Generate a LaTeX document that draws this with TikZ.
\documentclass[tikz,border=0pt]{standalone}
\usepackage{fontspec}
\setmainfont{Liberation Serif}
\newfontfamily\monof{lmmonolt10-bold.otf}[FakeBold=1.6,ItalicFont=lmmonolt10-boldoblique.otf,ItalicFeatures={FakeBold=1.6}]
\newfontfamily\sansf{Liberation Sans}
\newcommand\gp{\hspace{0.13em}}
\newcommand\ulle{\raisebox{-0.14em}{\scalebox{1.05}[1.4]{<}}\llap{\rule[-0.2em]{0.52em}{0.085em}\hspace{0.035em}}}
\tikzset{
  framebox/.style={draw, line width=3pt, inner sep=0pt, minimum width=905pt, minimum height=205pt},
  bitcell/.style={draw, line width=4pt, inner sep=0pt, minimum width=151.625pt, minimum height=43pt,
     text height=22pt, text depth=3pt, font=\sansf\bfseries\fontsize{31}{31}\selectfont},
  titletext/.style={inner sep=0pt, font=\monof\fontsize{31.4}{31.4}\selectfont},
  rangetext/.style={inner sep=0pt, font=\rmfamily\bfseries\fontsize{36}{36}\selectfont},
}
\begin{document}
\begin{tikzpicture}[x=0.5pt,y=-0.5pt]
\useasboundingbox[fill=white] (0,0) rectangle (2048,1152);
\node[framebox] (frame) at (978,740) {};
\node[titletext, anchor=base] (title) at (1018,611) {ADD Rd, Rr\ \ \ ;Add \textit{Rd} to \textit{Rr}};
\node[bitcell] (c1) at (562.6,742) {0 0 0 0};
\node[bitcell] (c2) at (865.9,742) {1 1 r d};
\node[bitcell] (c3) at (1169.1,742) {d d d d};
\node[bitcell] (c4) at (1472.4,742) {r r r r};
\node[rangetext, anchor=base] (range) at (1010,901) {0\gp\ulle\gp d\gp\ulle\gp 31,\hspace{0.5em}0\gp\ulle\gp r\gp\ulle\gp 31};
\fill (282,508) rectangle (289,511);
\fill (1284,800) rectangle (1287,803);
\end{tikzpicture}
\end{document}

» AIM OF THE EXERCISE: Extract the data in full. Keep it word for word.

» TASK SOLUTION:
Generate a LaTeX document that draws this with TikZ.
\documentclass[tikz,border=0pt]{standalone}
\usepackage{fontspec}
\setmainfont{Liberation Serif}
\newfontfamily\monof{lmmonolt10-bold.otf}[FakeBold=1.6,ItalicFont=lmmonolt10-boldoblique.otf,ItalicFeatures={FakeBold=1.6}]
\newfontfamily\sansf{Liberation Sans}
\newcommand\gp{\hspace{0.13em}}
\newcommand\ulle{\raisebox{-0.14em}{\scalebox{1.05}[1.4]{<}}\llap{\rule[-0.2em]{0.52em}{0.085em}\hspace{0.035em}}}
\tikzset{
  framebox/.style={draw, line width=3pt, inner sep=0pt, minimum width=905pt, minimum height=205pt},
  bitcell/.style={draw, line width=4pt, inner sep=0pt, minimum width=151.625pt, minimum height=43pt,
     text height=22pt, text depth=3pt, font=\sansf\bfseries\fontsize{31}{31}\selectfont},
  titletext/.style={inner sep=0pt, font=\monof\fontsize{31.4}{31.4}\selectfont},
  rangetext/.style={inner sep=0pt, font=\rmfamily\bfseries\fontsize{36}{36}\selectfont},
}
\begin{document}
\begin{tikzpicture}[x=0.5pt,y=-0.5pt]
\useasboundingbox[fill=white] (0,0) rectangle (2048,1152);
\node[framebox] (frame) at (978,740) {};
\node[titletext, anchor=base] (title) at (1018,611) {ADD Rd, Rr\ \ \ ;Add \textit{Rd} to \textit{Rr}};
\node[bitcell] (c1) at (562.6,742) {0 0 0 0};
\node[bitcell] (c2) at (865.9,742) {1 1 r d};
\node[bitcell] (c3) at (1169.1,742) {d d d d};
\node[bitcell] (c4) at (1472.4,742) {r r r r};
\node[rangetext, anchor=base] (range) at (1010,901) {0\gp\ulle\gp d\gp\ulle\gp 31,\hspace{0.5em}0\gp\ulle\gp r\gp\ulle\gp 31};
\fill (282,508) rectangle (289,511);
\fill (1284,800) rectangle (1287,803);
\end{tikzpicture}
\end{document}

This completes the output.